Beneath this line are entries. Copy the range from the line with "Generate a web" to the line with "var yTicks = [0, 0.05, 0.10, 0.15, 0.20, 0.25, 0.30];", ends included, exactly; leave pictures out.

-- begin Data section --

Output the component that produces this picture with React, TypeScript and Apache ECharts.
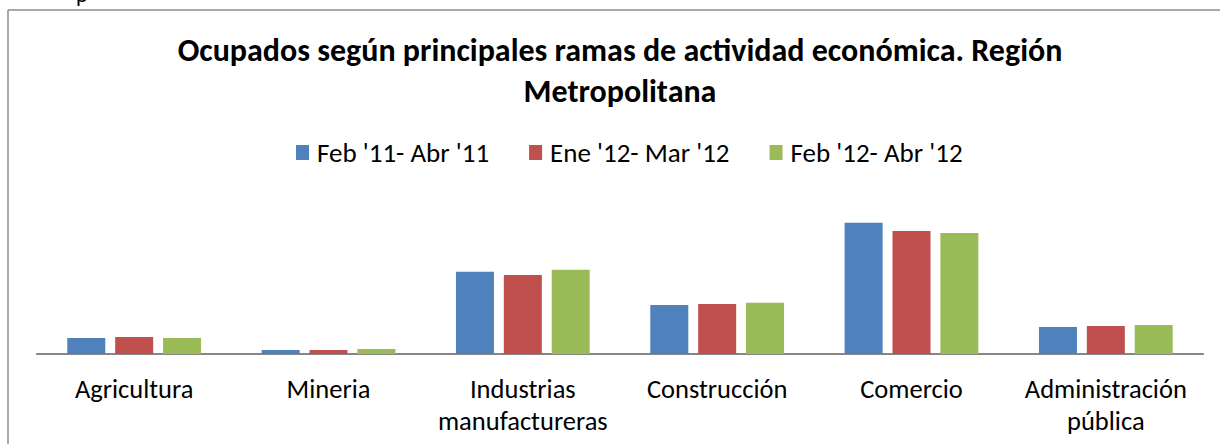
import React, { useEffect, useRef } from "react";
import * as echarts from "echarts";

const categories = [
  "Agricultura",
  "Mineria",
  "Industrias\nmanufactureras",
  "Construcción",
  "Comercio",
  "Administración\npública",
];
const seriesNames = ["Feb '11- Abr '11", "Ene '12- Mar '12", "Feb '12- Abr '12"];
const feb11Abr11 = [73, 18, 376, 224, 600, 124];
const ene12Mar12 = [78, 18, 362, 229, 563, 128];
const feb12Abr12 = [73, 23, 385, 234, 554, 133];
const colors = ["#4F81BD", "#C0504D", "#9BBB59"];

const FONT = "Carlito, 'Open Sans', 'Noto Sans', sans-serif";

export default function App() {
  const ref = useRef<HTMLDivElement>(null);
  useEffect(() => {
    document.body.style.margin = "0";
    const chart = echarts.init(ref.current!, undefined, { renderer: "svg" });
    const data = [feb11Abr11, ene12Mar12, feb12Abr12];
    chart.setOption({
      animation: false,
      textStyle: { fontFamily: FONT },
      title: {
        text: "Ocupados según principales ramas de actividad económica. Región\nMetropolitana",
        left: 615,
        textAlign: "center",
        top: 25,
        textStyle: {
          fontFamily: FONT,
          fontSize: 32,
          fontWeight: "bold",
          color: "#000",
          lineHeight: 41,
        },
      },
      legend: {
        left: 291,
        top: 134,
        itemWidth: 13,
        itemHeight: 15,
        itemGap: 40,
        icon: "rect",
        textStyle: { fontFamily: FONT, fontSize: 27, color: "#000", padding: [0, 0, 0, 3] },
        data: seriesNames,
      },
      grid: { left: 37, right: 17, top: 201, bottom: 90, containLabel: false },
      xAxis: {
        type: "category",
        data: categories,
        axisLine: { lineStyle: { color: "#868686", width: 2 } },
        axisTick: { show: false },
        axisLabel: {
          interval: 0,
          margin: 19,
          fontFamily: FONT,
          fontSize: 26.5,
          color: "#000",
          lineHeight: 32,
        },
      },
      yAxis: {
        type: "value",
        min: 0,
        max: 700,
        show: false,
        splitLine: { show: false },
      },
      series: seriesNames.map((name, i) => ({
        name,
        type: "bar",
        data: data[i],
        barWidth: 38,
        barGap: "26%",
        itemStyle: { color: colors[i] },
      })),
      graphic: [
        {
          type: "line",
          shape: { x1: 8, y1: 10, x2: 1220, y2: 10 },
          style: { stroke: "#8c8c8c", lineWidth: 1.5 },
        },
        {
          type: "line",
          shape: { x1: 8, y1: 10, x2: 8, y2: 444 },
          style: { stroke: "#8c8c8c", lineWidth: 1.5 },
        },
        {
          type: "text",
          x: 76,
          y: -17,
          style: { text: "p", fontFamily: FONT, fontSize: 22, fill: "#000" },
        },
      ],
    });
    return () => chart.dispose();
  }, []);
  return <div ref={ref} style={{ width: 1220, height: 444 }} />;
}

-- end Data section --
-- begin Data section --

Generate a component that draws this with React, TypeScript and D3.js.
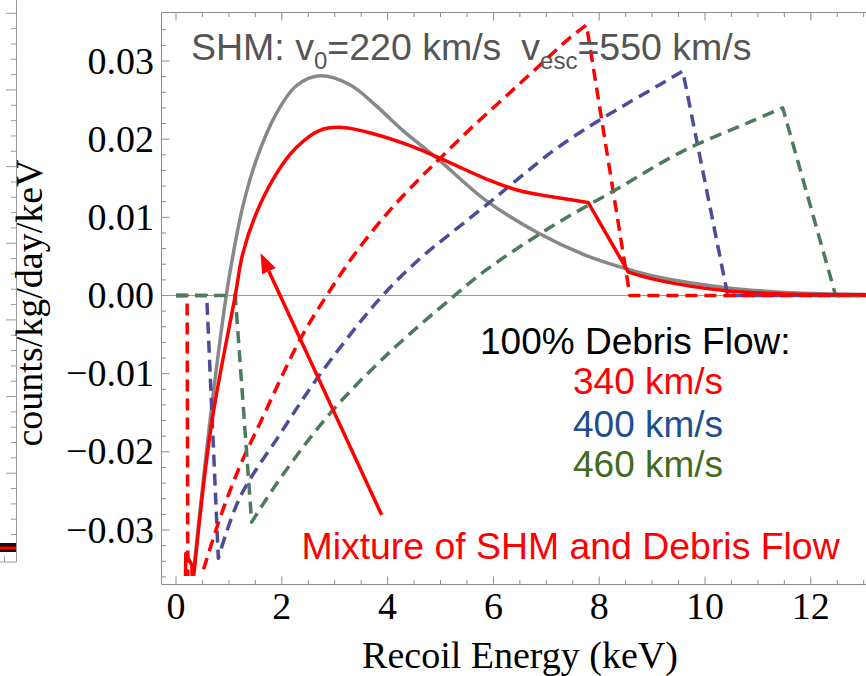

-- end Data section --
-- begin Data section --

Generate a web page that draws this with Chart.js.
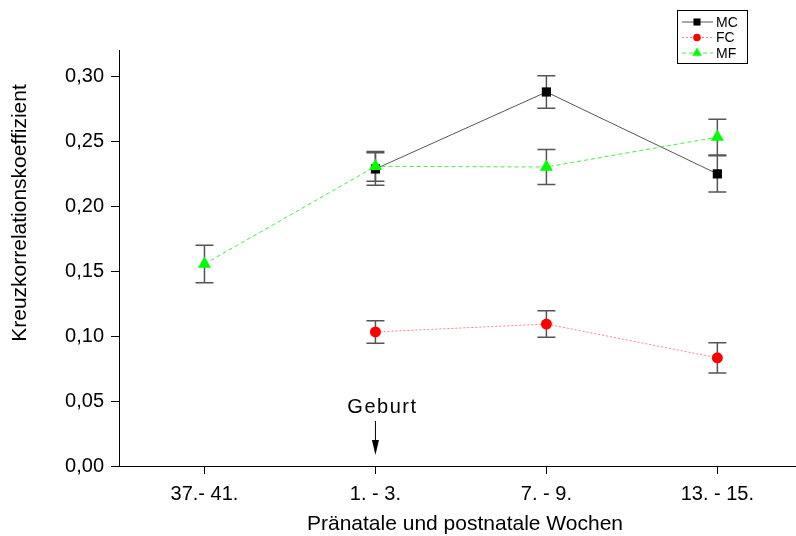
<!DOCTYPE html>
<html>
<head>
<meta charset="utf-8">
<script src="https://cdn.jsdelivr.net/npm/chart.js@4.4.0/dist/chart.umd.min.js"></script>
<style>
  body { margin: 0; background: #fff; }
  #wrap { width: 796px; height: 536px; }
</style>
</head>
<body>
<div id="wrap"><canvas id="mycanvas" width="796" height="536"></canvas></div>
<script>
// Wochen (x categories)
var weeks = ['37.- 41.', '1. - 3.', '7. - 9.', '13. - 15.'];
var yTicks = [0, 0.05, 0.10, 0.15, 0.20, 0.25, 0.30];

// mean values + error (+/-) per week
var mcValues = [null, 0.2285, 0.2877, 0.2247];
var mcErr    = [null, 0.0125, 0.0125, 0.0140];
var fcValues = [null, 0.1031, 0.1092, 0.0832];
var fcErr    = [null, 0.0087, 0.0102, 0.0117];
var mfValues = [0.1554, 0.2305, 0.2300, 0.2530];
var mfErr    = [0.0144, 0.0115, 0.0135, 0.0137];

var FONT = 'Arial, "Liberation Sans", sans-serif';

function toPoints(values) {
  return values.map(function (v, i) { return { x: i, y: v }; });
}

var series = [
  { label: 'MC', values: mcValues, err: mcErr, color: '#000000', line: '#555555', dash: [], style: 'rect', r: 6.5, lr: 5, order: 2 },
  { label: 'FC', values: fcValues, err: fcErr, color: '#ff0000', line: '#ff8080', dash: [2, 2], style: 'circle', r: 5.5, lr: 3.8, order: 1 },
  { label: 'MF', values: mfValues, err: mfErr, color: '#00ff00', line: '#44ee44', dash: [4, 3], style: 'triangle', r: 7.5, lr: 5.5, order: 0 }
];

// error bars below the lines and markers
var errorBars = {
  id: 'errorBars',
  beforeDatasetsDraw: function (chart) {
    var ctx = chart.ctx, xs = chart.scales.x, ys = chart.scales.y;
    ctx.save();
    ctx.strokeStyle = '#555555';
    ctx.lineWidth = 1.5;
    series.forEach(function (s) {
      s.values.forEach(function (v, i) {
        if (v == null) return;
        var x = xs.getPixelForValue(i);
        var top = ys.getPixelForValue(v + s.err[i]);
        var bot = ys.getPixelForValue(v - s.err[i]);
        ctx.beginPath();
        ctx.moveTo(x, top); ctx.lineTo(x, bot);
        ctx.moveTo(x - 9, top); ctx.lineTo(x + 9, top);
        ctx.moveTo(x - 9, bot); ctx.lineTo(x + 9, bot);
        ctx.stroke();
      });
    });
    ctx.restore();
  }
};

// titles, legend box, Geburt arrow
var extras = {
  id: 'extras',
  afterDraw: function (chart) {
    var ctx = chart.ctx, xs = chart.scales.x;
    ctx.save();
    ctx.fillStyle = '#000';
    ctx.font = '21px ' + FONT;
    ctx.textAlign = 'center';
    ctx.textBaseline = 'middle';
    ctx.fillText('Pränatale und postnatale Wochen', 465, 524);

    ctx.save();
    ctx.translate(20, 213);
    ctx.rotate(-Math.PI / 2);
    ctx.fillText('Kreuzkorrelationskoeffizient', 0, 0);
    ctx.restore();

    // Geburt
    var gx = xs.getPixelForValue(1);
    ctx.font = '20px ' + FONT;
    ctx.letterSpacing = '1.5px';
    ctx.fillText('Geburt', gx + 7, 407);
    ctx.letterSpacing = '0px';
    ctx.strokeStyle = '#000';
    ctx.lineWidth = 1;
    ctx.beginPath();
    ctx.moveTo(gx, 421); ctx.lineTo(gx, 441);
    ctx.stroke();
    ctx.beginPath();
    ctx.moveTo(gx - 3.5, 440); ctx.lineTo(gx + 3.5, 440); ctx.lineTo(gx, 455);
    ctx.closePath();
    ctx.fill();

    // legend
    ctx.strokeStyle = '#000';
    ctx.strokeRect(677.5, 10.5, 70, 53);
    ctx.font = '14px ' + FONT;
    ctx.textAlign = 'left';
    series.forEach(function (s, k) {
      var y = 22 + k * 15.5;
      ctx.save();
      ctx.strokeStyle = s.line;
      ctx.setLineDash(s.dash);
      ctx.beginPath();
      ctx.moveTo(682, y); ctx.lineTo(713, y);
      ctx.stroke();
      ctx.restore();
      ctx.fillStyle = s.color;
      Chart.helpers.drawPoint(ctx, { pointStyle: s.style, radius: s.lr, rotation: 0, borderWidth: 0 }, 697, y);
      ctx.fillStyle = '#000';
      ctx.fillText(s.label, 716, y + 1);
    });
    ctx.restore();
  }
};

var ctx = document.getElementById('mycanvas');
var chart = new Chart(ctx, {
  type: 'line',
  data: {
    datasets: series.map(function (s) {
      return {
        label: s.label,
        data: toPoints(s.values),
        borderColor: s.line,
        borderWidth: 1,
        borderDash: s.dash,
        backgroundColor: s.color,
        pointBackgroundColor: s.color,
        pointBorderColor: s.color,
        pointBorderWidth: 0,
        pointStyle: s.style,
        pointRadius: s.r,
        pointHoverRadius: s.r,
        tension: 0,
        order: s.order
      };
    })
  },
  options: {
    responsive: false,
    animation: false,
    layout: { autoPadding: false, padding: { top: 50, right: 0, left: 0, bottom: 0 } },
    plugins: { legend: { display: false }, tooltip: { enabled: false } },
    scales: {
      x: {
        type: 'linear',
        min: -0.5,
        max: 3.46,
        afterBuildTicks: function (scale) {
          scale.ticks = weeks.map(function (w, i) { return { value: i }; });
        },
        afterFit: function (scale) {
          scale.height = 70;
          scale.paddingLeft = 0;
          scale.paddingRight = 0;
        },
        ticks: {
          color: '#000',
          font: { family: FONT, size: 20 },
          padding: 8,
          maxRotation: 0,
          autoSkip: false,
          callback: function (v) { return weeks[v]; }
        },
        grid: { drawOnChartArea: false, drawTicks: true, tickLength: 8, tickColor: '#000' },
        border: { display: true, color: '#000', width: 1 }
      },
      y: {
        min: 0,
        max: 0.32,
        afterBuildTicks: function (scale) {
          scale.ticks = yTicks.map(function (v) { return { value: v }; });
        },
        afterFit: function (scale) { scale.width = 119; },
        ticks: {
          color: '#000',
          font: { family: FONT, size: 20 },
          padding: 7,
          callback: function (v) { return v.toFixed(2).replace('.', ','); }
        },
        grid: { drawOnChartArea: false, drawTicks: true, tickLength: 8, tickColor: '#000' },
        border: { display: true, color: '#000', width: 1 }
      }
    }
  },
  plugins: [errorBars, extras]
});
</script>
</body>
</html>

-- end Data section --

* [Full response]
Generate a web page that draws this with Chart.js.
<!DOCTYPE html>
<html>
<head>
<meta charset="utf-8">
<script src="https://cdn.jsdelivr.net/npm/chart.js@4.4.0/dist/chart.umd.min.js"></script>
<style>
  body { margin: 0; background: #fff; }
  #wrap { width: 796px; height: 536px; }
</style>
</head>
<body>
<div id="wrap"><canvas id="mycanvas" width="796" height="536"></canvas></div>
<script>
// Wochen (x categories)
var weeks = ['37.- 41.', '1. - 3.', '7. - 9.', '13. - 15.'];
var yTicks = [0, 0.05, 0.10, 0.15, 0.20, 0.25, 0.30];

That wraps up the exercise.